[Rows from a dataset of charts and code]
▼

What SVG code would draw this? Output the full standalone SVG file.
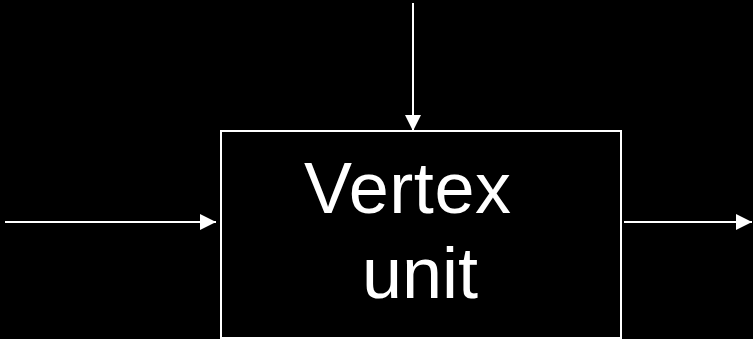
<svg xmlns="http://www.w3.org/2000/svg" width="753" height="339" viewBox="0 0 753 339">
  <style>
    .edge { stroke: #fff; stroke-width: 2; fill: none; }
    .label { fill: #fff; font-family: "Liberation Sans", Arial, sans-serif; font-size: 72px; }
  </style>
  <defs>
    <marker id="head" viewBox="0 0 16 16" refX="16" refY="8" markerWidth="16" markerHeight="16" markerUnits="userSpaceOnUse" orient="auto">
      <path d="M0,0 L16,8 L0,16 Z" fill="#fff"/>
    </marker>
  </defs>
  <rect width="753" height="339" fill="#000"/>
  <g id="vertex-unit">
    <rect x="221" y="131" width="400" height="207" fill="#000" stroke="#fff" stroke-width="2"/>
    <text class="label" x="304" y="213" textLength="207">Vertex</text>
    <text class="label" x="362" y="298" textLength="116">unit</text>
  </g>
  <g id="connectors">
    <line class="edge" x1="413" y1="3" x2="413" y2="131" marker-end="url(#head)"/>
    <line class="edge" x1="5" y1="222" x2="216" y2="222" marker-end="url(#head)"/>
    <line class="edge" x1="624" y1="222" x2="752" y2="222" marker-end="url(#head)"/>
  </g>
</svg>
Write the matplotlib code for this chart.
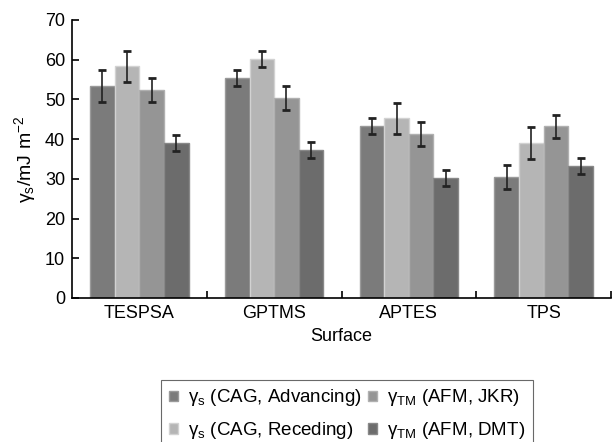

▲

Your goal. Write out the records above once more, word for word, with no pictures.

Correct output.
What SVG code would draw this? Output the full standalone SVG file.
<svg xmlns="http://www.w3.org/2000/svg" width="753" height="339" viewBox="0 0 753 339">
  <style>
    .edge { stroke: #fff; stroke-width: 2; fill: none; }
    .label { fill: #fff; font-family: "Liberation Sans", Arial, sans-serif; font-size: 72px; }
  </style>
  <defs>
    <marker id="head" viewBox="0 0 16 16" refX="16" refY="8" markerWidth="16" markerHeight="16" markerUnits="userSpaceOnUse" orient="auto">
      <path d="M0,0 L16,8 L0,16 Z" fill="#fff"/>
    </marker>
  </defs>
  <rect width="753" height="339" fill="#000"/>
  <g id="vertex-unit">
    <rect x="221" y="131" width="400" height="207" fill="#000" stroke="#fff" stroke-width="2"/>
    <text class="label" x="304" y="213" textLength="207">Vertex</text>
    <text class="label" x="362" y="298" textLength="116">unit</text>
  </g>
  <g id="connectors">
    <line class="edge" x1="413" y1="3" x2="413" y2="131" marker-end="url(#head)"/>
    <line class="edge" x1="5" y1="222" x2="216" y2="222" marker-end="url(#head)"/>
    <line class="edge" x1="624" y1="222" x2="752" y2="222" marker-end="url(#head)"/>
  </g>
</svg>
Write the matplotlib code for this chart.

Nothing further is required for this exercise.